Czy oznacza to, że Wąsik znów jest posłem i może legalnie pracować w parlamencie? Niekoniecznie. Przedstawiciele Kancelarii Sejmu oraz rządu Donalda Tuska natychmiast zaczęli wskazywać, iż rozstrzygnięcia orzeczonego przez neosędziów nie zamierzają respektować.

Ejchart-Dubois: Kamiński i Wąsik nie są posłami. Policja ma ich niezwłocznie zatrzymać i doprowadzić do najbliższej jednostki penitencjarnej

– Nie są posłami, ich mandaty wygasły. Sąd Najwyższy nie będzie decydował, czy są posłami, czy nie. SN wykonuje jedynie kontrolę formalną decyzji marszałka Sejmu, a nie merytoryczną. Przepis mówi jasno, że poseł nie może być skazany wyrokiem karnym, więc w momencie skazania ich mandaty wygasły – oburzała się wiceminister sprawiedliwości Maria Ejchart-Dubois podczas briefingu prasowego w Sejmie.

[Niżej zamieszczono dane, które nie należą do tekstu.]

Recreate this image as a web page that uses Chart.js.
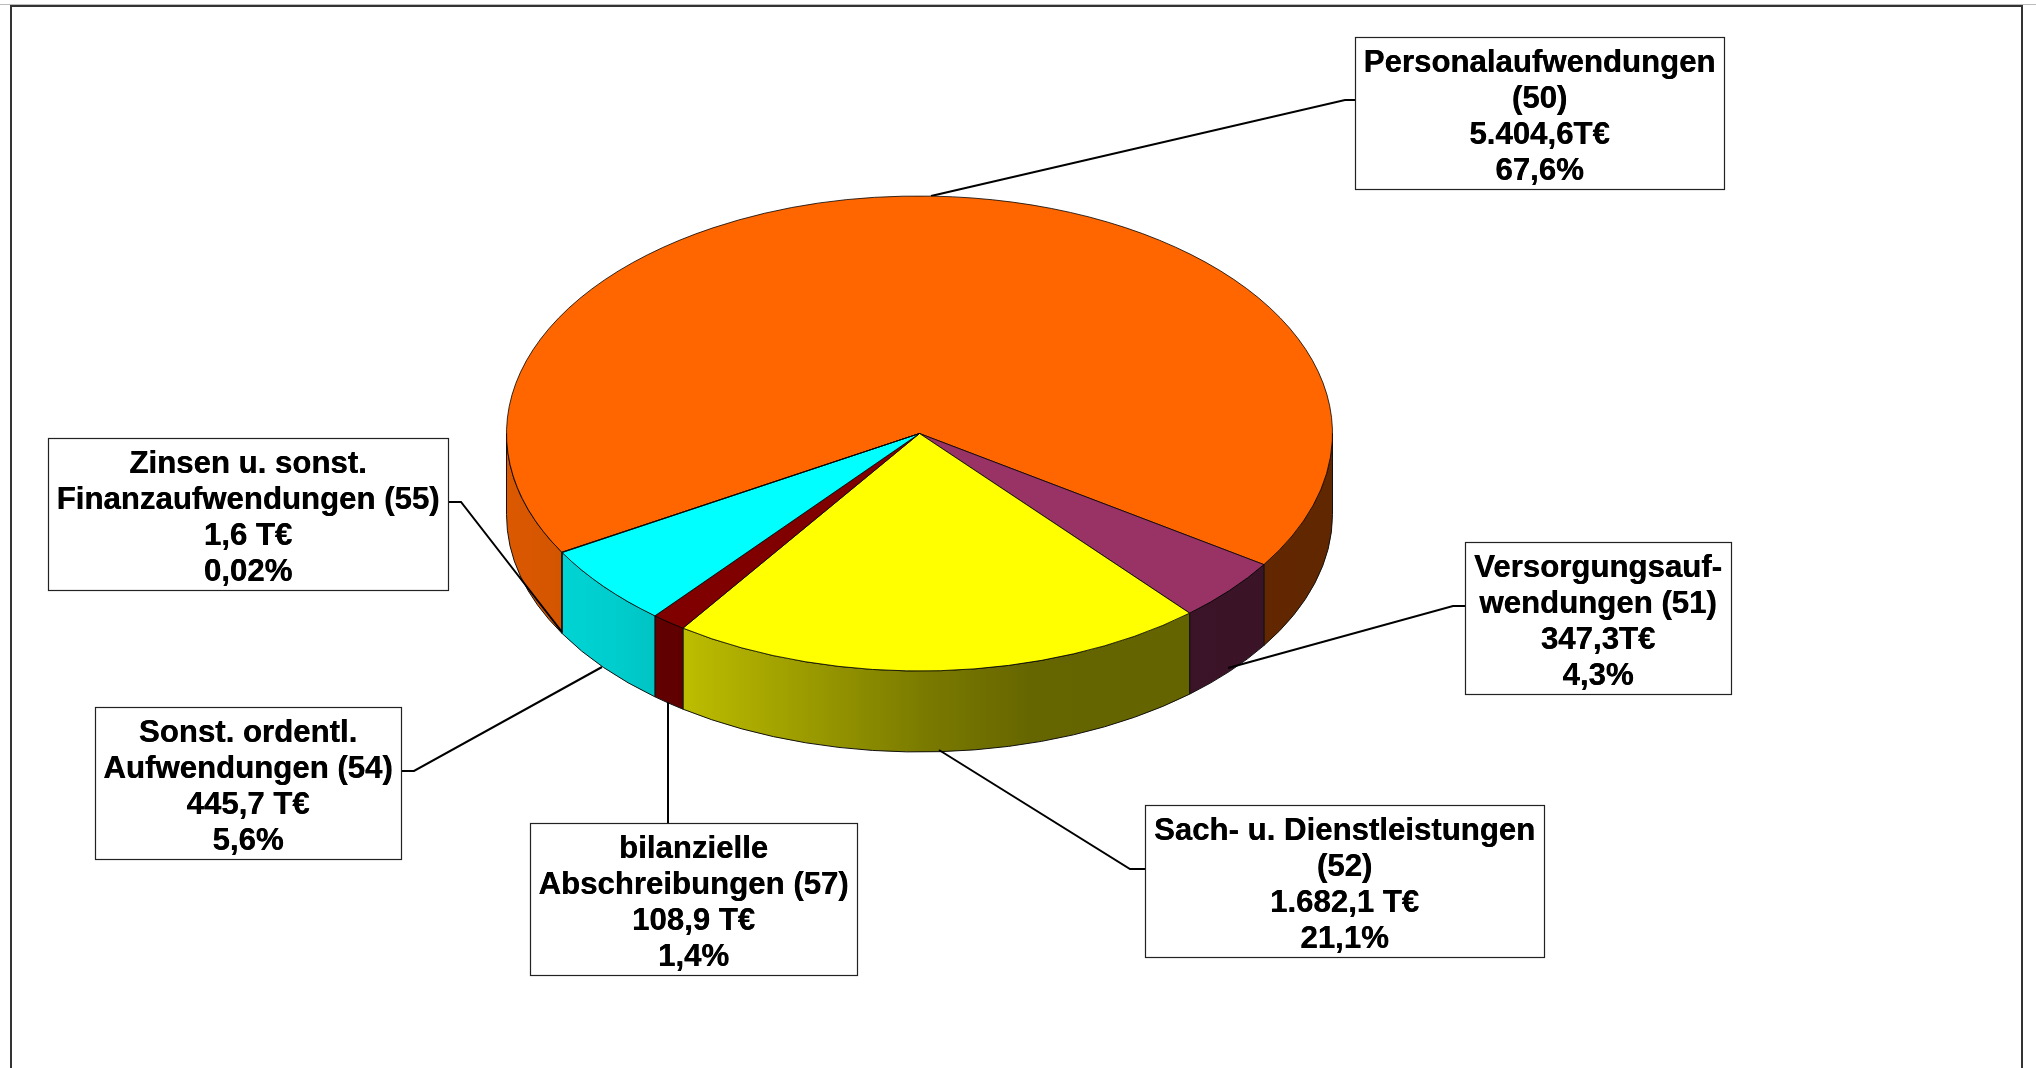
<!DOCTYPE html>
<html>
<head>
<meta charset="utf-8">
<title>Aufwendungen</title>
<script src="https://cdn.jsdelivr.net/npm/chart.js@4/dist/chart.umd.min.js"></script>
<style>
	html, body { margin: 0; padding: 0; background: #fff; }
	canvas { display: block; }
</style>
</head>
<body>
<canvas id="chart" width="2036" height="1068"></canvas>
<script>
// same order as the slices run clockwise, starting at the big one
const categories = [
	['Personalaufwendungen', '(50)'],
	['Versorgungsauf-', 'wendungen (51)'],
	['Sach- u. Dienstleistungen', '(52)'],
	['bilanzielle', 'Abschreibungen (57)'],
	['Sonst. ordentl.', 'Aufwendungen (54)'],
	['Zinsen u. sonst.', 'Finanzaufwendungen (55)']
]
const values = [5404.6, 347.3, 1682.1, 108.9, 445.7, 1.6]
const valueLabels = ['5.404,6T€', '347,3T€', '1.682,1 T€', '108,9 T€', '445,7 T€', '1,6 T€']
const percentLabels = ['67,6%', '4,3%', '21,1%', '1,4%', '5,6%', '0,02%']
const sliceColors = [[255, 102, 0], [153, 51, 102], [255, 255, 0], [128, 0, 0], [0, 255, 255], [255, 255, 255]]

// label box x, y, w, h and the leader polyline, in page pixels
const callouts = [
	{ box: [1355, 37, 369, 152], leader: [[931, 196], [1345, 100], [1355, 100]] },
	{ box: [1465, 542, 266, 152], leader: [[1228, 668], [1453, 606], [1465, 606]] },
	{ box: [1145, 805, 399, 152], leader: [[939, 750], [1130, 869], [1145, 869]] },
	{ box: [530, 823, 327, 152], leader: [[668, 702], [668, 823]] },
	{ box: [95, 707, 306, 152], leader: [[602, 667], [414, 771], [401, 771]] },
	{ box: [48, 438, 400, 152], leader: [[562, 632], [461, 502], [448, 502]] }
]

const squash = 0.575
const wallDepth = 81
// darkening of the side wall going left to right over the pie width
const wallShade = [[0, 0.86], [0.138, 0.8], [0.214, 0.74], [0.507, 0.48], [0.634, 0.4], [1, 0.38]]
const font = 'bold 31.2px "Liberation Sans", Arial, sans-serif'

function rgb(c, k) {
	return 'rgb(' + c.map(v => Math.round(v * k)).join(',') + ')'
}

function drawFrame(ctx) {
	ctx.save()
	ctx.strokeStyle = '#bbb'
	ctx.lineWidth = 1
	ctx.beginPath()
	ctx.moveTo(0, 4.5)
	ctx.lineTo(2036, 4.5)
	ctx.stroke()
	ctx.strokeStyle = '#333'
	ctx.lineWidth = 2
	ctx.beginPath()
	ctx.moveTo(11, 1068)
	ctx.lineTo(11, 6)
	ctx.lineTo(2022, 6)
	ctx.lineTo(2022, 1068)
	ctx.stroke()
	ctx.restore()
}

function drawLeaders(ctx) {
	ctx.save()
	ctx.strokeStyle = '#000'
	ctx.lineWidth = 2
	callouts.forEach(c => {
		ctx.beginPath()
		c.leader.forEach((p, i) => i ? ctx.lineTo(p[0], p[1]) : ctx.moveTo(p[0], p[1]))
		ctx.stroke()
	})
	ctx.restore()
}

// side wall of the pie, taken from the angles chart.js gave each arc
function drawWalls(chart) {
	const ctx = chart.ctx
	chart.getDatasetMeta(0).data.forEach((arc, i) => {
		const rx = arc.outerRadius
		const ry = rx * squash
		const grad = ctx.createLinearGradient(arc.x - rx, 0, arc.x + rx, 0)
		wallShade.forEach(s => grad.addColorStop(s[0], rgb(sliceColors[i], s[1])))
		for (let k = -1; k < 3; k++) {
			const a = Math.max(arc.startAngle, k * 2 * Math.PI)
			const b = Math.min(arc.endAngle, k * 2 * Math.PI + Math.PI)
			if (b <= a) continue
			ctx.beginPath()
			ctx.ellipse(arc.x, arc.y, rx, ry, 0, a, b)
			ctx.ellipse(arc.x, arc.y + wallDepth, rx, ry, 0, b, a, true)
			ctx.closePath()
			ctx.fillStyle = grad
			ctx.fill()
			ctx.strokeStyle = '#111'
			ctx.lineWidth = 1
			ctx.stroke()
		}
	})
}

function drawCallouts(ctx) {
	ctx.save()
	ctx.font = font
	ctx.textAlign = 'center'
	ctx.textBaseline = 'alphabetic'
	callouts.forEach((c, i) => {
		const [x, y, w, h] = c.box
		ctx.fillStyle = '#fff'
		ctx.fillRect(x, y, w, h)
		ctx.strokeStyle = '#222'
		ctx.lineWidth = 1.2
		ctx.strokeRect(x + 0.5, y + 0.5, w, h)
		ctx.fillStyle = '#000'
		// small offset copy, the reference glyphs are a bit heavier
		ctx.shadowColor = '#000'
		ctx.shadowOffsetX = 0.4
		const lines = categories[i].concat(valueLabels[i], percentLabels[i])
		lines.forEach((t, n) => ctx.fillText(t, x + w / 2, y + 34.5 + n * 36.2))
		ctx.shadowColor = 'transparent'
		ctx.shadowOffsetX = 0
	})
	ctx.restore()
}

const pie3d = {
	id: 'pie3d',
	beforeDatasetsDraw(chart) {
		const ctx = chart.ctx
		const arc = chart.getDatasetMeta(0).data[0]
		drawFrame(ctx)
		drawWalls(chart)
		drawLeaders(ctx)
		// the flat top: chart.js draws its arcs, we only squash them into an ellipse
		ctx.save()
		ctx.translate(arc.x, arc.y)
		ctx.scale(1, squash)
		ctx.translate(-arc.x, -arc.y)
	},
	afterDatasetsDraw(chart) {
		chart.ctx.restore()
		drawCallouts(chart.ctx)
	}
}

new Chart(document.getElementById('chart'), {
	type: 'pie',
	data: {
		labels: categories.map(c => c.join(' ')),
		datasets: [{
			data: values,
			backgroundColor: sliceColors.map(c => rgb(c, 1)),
			borderColor: '#000',
			borderWidth: 1
		}]
	},
	options: {
		responsive: false,
		animation: false,
		devicePixelRatio: 1,
		rotation: 240,
		layout: { padding: { left: 506, right: 703, top: 20, bottom: 221 } },
		plugins: { legend: { display: false }, tooltip: { enabled: false } }
	},
	plugins: [pie3d]
})
</script>
</body>
</html>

– Policja ma niezwłocznie zatrzymać i doprowadzić do najbliższej jednostki penitencjarnej obu panów. Trzeba ich po prostu zatrzymać. Tak się to dzieje w każdym przypadku. Tak się stanie i tym razem – zapowiedziała zastępczyni Adama Bodnara.

Na koniec należy zaznaczyć, że – przynajmniej na razie – inaczej sprawy mają się ze sprawą Mariusza Kamińskiego. Jego odwołaniem od postanowienia ws. wygaszenia mandatu poselskiego w Izbie Pracy i Ubezpieczeń Społecznych SN zajmuje się inny skład, niż ten, w którym znalazł się sędzia Dalewski.

Sprawy wiceprezesa PiS nie rozpatruje żaden neosędzia i nie dostrzeżono podobnych wątpliwości ws. właściwości, jak w przypadku Wąsika.